--- Start of SUPPLIED MATERIAL ---

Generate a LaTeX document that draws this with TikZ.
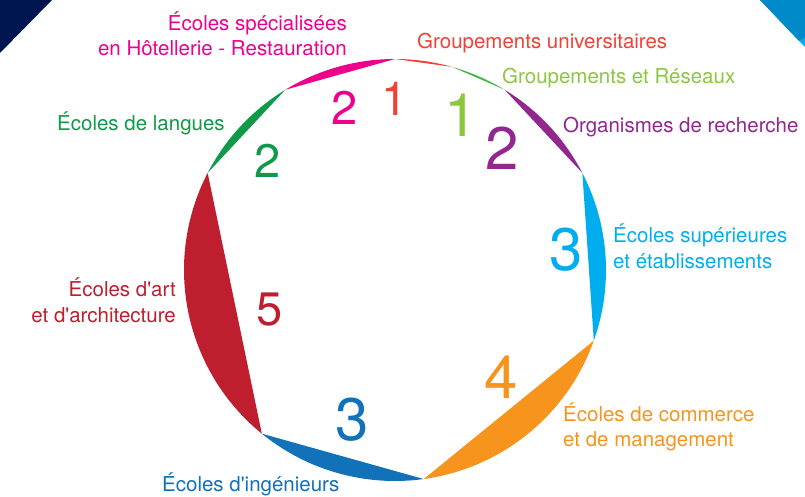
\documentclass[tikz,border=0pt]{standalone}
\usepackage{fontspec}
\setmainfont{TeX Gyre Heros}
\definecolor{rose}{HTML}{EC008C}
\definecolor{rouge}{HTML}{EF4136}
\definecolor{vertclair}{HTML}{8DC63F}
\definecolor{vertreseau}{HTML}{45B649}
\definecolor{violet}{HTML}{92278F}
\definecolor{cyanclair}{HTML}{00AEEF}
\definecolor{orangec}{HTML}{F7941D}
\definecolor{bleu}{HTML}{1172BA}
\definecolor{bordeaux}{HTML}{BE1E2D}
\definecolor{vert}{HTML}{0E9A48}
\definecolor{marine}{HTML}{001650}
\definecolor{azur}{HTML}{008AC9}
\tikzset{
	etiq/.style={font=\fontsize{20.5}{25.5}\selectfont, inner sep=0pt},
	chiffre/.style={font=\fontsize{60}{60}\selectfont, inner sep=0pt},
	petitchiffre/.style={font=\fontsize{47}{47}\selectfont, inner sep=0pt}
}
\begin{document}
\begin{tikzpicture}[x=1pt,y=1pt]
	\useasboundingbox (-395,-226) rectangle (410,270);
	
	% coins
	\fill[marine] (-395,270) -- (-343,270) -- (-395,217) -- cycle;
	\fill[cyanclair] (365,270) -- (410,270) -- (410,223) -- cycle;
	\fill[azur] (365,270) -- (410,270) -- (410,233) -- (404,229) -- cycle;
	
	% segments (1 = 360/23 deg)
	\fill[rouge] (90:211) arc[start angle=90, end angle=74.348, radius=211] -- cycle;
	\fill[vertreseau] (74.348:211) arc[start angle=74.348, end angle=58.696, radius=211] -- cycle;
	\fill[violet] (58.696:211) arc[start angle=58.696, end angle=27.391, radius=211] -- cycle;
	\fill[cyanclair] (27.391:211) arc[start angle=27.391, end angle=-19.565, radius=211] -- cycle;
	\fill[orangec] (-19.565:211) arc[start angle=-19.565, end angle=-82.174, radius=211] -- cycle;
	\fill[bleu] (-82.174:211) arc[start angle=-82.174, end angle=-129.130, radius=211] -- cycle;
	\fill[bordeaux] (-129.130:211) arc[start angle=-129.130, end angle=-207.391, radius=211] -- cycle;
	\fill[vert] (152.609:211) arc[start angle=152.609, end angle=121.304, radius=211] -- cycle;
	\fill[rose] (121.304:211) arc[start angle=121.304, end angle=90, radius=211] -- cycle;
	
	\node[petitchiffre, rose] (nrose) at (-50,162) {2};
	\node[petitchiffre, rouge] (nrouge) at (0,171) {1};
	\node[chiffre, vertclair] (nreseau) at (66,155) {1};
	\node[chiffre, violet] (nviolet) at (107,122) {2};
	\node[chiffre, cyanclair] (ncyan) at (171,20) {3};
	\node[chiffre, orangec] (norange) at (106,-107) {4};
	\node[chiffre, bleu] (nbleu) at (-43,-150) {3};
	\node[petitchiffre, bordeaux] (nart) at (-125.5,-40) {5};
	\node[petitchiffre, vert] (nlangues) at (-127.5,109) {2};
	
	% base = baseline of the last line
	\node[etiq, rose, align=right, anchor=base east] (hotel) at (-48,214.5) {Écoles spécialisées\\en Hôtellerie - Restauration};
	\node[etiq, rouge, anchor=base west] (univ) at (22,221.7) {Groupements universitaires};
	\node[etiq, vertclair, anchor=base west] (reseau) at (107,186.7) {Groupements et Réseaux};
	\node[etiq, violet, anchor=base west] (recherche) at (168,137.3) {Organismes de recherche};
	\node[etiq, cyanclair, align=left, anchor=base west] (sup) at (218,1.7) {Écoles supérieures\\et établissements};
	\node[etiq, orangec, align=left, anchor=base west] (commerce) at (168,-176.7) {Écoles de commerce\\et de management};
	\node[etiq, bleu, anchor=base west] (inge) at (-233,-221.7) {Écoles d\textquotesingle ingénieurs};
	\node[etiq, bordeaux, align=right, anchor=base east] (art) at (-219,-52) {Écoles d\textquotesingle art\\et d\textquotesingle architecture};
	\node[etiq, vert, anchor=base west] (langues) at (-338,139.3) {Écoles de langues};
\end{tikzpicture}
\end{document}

--- End of SUPPLIED MATERIAL ---
--- Start of SUPPLIED MATERIAL ---

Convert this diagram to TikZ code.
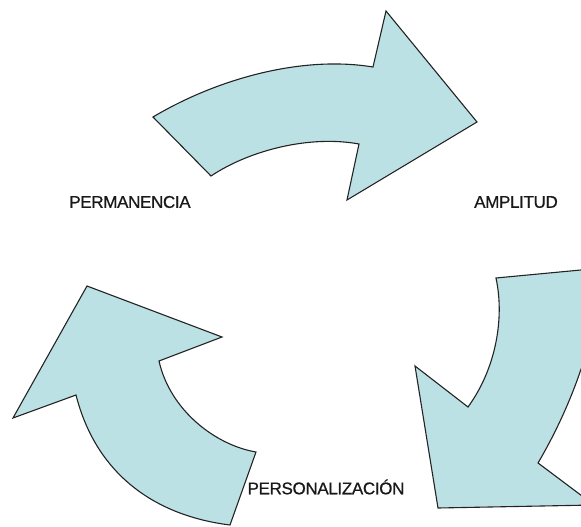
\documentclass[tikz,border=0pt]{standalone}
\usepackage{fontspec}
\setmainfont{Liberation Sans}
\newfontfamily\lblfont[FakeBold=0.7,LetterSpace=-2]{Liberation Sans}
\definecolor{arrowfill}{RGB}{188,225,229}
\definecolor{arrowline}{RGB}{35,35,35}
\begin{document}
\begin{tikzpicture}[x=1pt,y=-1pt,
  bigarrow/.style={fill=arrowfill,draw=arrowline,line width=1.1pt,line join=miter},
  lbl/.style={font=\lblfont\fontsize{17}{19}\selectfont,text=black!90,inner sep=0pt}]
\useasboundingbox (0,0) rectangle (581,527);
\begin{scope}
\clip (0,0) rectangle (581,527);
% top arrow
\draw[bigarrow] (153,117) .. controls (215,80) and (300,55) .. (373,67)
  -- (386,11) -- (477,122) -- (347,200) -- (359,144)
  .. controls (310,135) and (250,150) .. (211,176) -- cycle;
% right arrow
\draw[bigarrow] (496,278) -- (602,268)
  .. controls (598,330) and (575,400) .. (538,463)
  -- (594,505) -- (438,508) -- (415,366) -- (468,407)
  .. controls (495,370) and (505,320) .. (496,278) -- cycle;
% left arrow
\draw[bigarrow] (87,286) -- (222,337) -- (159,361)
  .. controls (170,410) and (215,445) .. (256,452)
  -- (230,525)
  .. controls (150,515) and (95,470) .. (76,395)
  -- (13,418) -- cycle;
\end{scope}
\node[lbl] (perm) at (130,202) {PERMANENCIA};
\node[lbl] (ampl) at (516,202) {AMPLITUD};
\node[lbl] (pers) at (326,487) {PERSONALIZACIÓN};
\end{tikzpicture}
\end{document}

--- End of SUPPLIED MATERIAL ---
--- Start of SUPPLIED MATERIAL ---

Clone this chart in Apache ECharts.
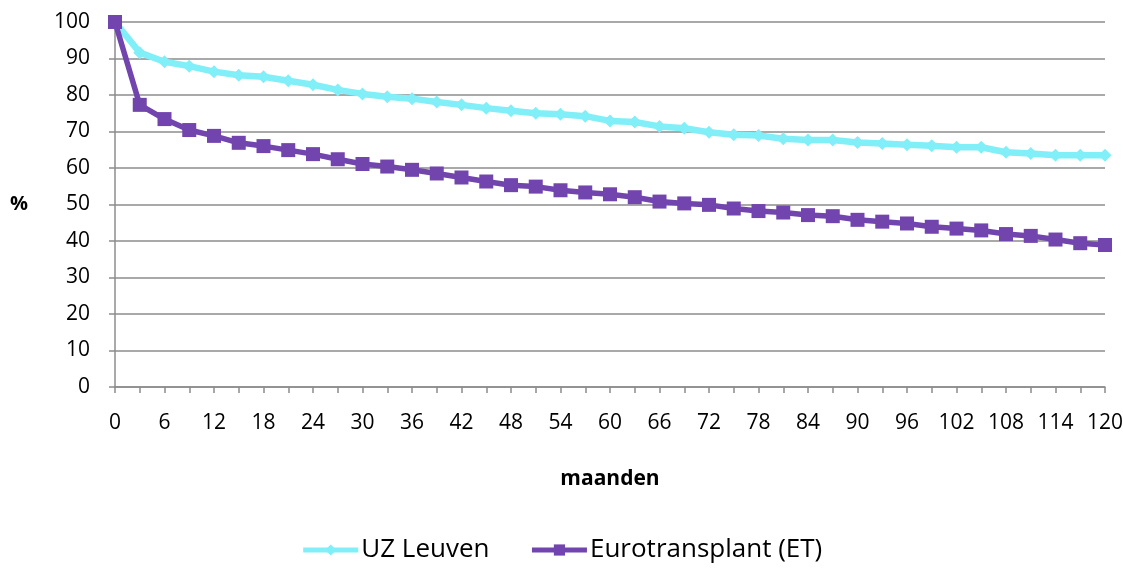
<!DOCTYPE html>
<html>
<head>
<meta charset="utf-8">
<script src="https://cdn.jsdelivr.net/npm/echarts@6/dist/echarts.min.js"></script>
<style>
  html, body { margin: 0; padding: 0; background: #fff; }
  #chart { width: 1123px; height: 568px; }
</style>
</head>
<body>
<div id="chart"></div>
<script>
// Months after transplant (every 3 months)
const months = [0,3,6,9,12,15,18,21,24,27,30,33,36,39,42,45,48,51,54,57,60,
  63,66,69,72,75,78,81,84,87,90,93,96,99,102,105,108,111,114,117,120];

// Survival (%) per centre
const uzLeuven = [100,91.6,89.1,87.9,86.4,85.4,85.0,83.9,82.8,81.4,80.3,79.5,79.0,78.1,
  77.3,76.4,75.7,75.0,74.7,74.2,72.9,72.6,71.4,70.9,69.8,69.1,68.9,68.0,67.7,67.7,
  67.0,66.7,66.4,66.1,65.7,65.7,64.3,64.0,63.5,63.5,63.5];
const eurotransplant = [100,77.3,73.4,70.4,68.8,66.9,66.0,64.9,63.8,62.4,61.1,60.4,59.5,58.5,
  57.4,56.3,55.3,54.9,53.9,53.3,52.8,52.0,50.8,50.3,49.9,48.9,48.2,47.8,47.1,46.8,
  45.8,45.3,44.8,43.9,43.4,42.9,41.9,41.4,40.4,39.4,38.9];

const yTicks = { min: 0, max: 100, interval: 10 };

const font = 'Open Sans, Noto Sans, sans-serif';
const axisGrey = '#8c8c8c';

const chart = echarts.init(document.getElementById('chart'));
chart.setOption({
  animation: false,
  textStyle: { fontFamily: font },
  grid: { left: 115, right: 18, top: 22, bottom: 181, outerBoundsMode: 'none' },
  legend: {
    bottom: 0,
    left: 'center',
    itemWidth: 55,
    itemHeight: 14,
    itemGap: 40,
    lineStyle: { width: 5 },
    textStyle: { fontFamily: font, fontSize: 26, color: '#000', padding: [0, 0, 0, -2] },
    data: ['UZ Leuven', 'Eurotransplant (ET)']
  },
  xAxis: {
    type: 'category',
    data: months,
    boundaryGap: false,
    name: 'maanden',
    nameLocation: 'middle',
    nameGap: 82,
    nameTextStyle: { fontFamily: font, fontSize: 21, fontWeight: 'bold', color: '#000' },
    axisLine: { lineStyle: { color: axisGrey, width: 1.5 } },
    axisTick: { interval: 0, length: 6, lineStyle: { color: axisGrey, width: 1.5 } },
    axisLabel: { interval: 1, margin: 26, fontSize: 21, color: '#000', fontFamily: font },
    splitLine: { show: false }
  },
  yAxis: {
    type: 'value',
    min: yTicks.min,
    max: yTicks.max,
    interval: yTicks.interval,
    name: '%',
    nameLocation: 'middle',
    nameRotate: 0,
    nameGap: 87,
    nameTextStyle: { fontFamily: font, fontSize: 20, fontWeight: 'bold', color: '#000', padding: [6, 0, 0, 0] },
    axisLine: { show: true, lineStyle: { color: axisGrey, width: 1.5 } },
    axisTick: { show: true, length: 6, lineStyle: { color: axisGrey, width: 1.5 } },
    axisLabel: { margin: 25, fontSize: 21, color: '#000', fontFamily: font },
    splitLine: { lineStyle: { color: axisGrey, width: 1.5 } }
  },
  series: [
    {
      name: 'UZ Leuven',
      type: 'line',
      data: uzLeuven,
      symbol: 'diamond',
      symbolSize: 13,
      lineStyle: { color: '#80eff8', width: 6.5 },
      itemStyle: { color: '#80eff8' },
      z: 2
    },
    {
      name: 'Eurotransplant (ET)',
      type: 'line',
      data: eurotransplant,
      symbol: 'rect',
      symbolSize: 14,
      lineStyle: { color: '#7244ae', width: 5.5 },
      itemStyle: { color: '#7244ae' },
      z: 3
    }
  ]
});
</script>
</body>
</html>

--- End of SUPPLIED MATERIAL ---

* [WRITTEN INSTRUCTION] State the number of lines that contain the string "this", with no other words.

* [THE ANSWER] 3